Former Detroit Mayor Kwame Kilpatrick may have been granted early release from a Louisiana prison.
In a statement released Friday the Ebony Foundation says Kilpatrick will be released after a 24-day quarantine — one of 3,000 prisoners included under an early release program due to the COVID-19 pandemic.
According to The Associated Press, the U.S. Bureau of Prisons declined to comment but did say he remains in custody at the prison in Oakdale, La. Federal prosecutors in Detroit had no information about the possible release as of Friday.
Kilpatrick has served seven years of a 28-year sentence for perjury, obstruction of justice and other crimes from 2013 — he's not up for parole until 2037.

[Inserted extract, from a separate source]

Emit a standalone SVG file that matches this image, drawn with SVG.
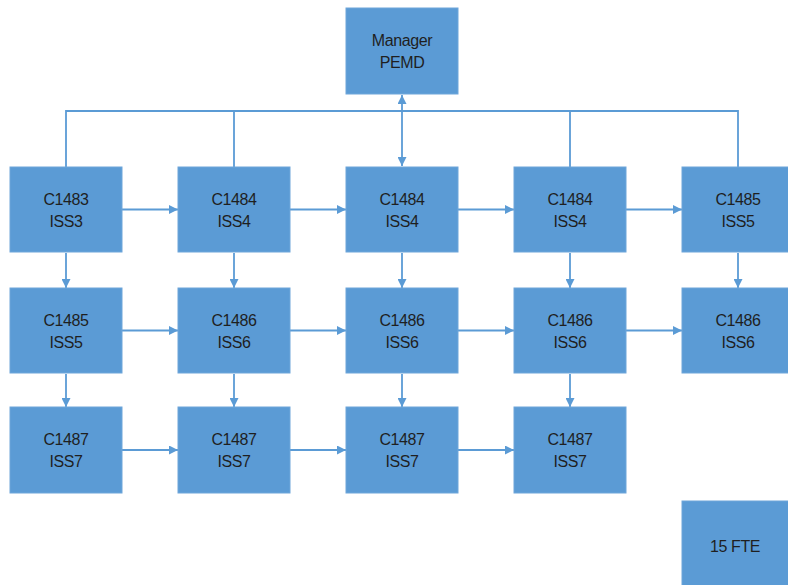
<svg xmlns="http://www.w3.org/2000/svg" width="788" height="585" viewBox="0 0 788 585">
<style>
.box{fill:#5B9BD5;stroke:#6FA6DA;stroke-width:1}
.t{font-family:"Liberation Sans",Arial,sans-serif;font-size:16px;letter-spacing:-0.4px;fill:#1f1f1f;text-anchor:middle}
.c{stroke:#5B9BD5;stroke-width:1.8;fill:none}
.a{stroke:#5B9BD5;stroke-width:1.8;fill:none;marker-end:url(#ah)}
</style>
<defs>
<marker id="ah" viewBox="0 0 10 10" refX="10" refY="5" markerUnits="userSpaceOnUse" markerWidth="9" markerHeight="9" orient="auto">
<path d="M0,0 L10,5 L0,10 Z" fill="#5B9BD5"/>
</marker>
<marker id="as" viewBox="0 0 10 10" refX="10" refY="5" markerUnits="userSpaceOnUse" markerWidth="9" markerHeight="9" orient="auto-start-reverse">
<path d="M0,0 L10,5 L0,10 Z" fill="#5B9BD5"/>
</marker>
</defs>
<rect width="788" height="585" fill="#fff"/>
<g id="connectors">
<path class="c" d="M66,167 V111 H738 V167 M234,111 V167 M570,111 V167"/>
<path class="c" d="M402,95 V166" marker-start="url(#as)" marker-end="url(#as)"/>
<path class="a" d="M122,209.5 H178"/>
<path class="a" d="M290,209.5 H346"/>
<path class="a" d="M458,209.5 H514"/>
<path class="a" d="M626,209.5 H682"/>
<path class="a" d="M122,330.5 H178"/>
<path class="a" d="M290,330.5 H346"/>
<path class="a" d="M458,330.5 H514"/>
<path class="a" d="M626,330.5 H682"/>
<path class="a" d="M122,450 H178"/>
<path class="a" d="M290,450 H346"/>
<path class="a" d="M458,450 H514"/>
<path class="a" d="M66,253 V288"/>
<path class="a" d="M234,253 V288"/>
<path class="a" d="M402,253 V288"/>
<path class="a" d="M570,253 V288"/>
<path class="a" d="M738,253 V288"/>
<path class="a" d="M66,374 V407"/>
<path class="a" d="M234,374 V407"/>
<path class="a" d="M402,374 V407"/>
<path class="a" d="M570,374 V407"/>
</g>
<g id="manager"><rect class="box" x="346" y="8" width="112" height="86"/><text class="t" x="402" y="46">Manager</text><text class="t" x="402" y="68">PEMD</text></g>
<g id="r1c1"><rect class="box" x="10" y="167" width="112" height="85"/><text class="t" x="66" y="204.5">C1483</text><text class="t" x="66" y="226.5">ISS3</text></g>
<g id="r1c2"><rect class="box" x="178" y="167" width="112" height="85"/><text class="t" x="234" y="204.5">C1484</text><text class="t" x="234" y="226.5">ISS4</text></g>
<g id="r1c3"><rect class="box" x="346" y="167" width="112" height="85"/><text class="t" x="402" y="204.5">C1484</text><text class="t" x="402" y="226.5">ISS4</text></g>
<g id="r1c4"><rect class="box" x="514" y="167" width="112" height="85"/><text class="t" x="570" y="204.5">C1484</text><text class="t" x="570" y="226.5">ISS4</text></g>
<g id="r1c5"><rect class="box" x="682" y="167" width="112" height="85"/><text class="t" x="738" y="204.5">C1485</text><text class="t" x="738" y="226.5">ISS5</text></g>
<g id="r2c1"><rect class="box" x="10" y="288" width="112" height="85"/><text class="t" x="66" y="325.5">C1485</text><text class="t" x="66" y="347.5">ISS5</text></g>
<g id="r2c2"><rect class="box" x="178" y="288" width="112" height="85"/><text class="t" x="234" y="325.5">C1486</text><text class="t" x="234" y="347.5">ISS6</text></g>
<g id="r2c3"><rect class="box" x="346" y="288" width="112" height="85"/><text class="t" x="402" y="325.5">C1486</text><text class="t" x="402" y="347.5">ISS6</text></g>
<g id="r2c4"><rect class="box" x="514" y="288" width="112" height="85"/><text class="t" x="570" y="325.5">C1486</text><text class="t" x="570" y="347.5">ISS6</text></g>
<g id="r2c5"><rect class="box" x="682" y="288" width="112" height="85"/><text class="t" x="738" y="325.5">C1486</text><text class="t" x="738" y="347.5">ISS6</text></g>
<g id="r3c1"><rect class="box" x="10" y="407" width="112" height="86"/><text class="t" x="66" y="445">C1487</text><text class="t" x="66" y="467">ISS7</text></g>
<g id="r3c2"><rect class="box" x="178" y="407" width="112" height="86"/><text class="t" x="234" y="445">C1487</text><text class="t" x="234" y="467">ISS7</text></g>
<g id="r3c3"><rect class="box" x="346" y="407" width="112" height="86"/><text class="t" x="402" y="445">C1487</text><text class="t" x="402" y="467">ISS7</text></g>
<g id="r3c4"><rect class="box" x="514" y="407" width="112" height="86"/><text class="t" x="570" y="445">C1487</text><text class="t" x="570" y="467">ISS7</text></g>
<g id="fte"><rect class="box" x="682" y="501" width="112" height="100"/><text class="t" x="735" y="552">15 FTE</text></g>
</svg>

The Ebony Foundation called for Kilpatrick's early release in coordination with the National Baptist Convention of America, the NAACP, National Business League, and a coalition of over 30 churches earlier this year.
Michigan Rep. Sherry Gay-Dagnogo delivered a letter to President Donald Trump from Detroit leaders seeking clemency for Kilpatrick back in February, according to the release.
The Ebony Foundation's Reverend Keyon S. Payton says, "there has been a lot of debate about his guilt or innocence, we were arguing neither, rather, we were opposing the excessive nature and length of his sentence. Kwame Kilpatrick's punishment of a 28-year sentence did not fit the crime."
If Kilpatrick is released due to the pandemic, the move would not be clemency and it is unclear if he would remain free when the crisis is resolved.
— with files from The Associated Press.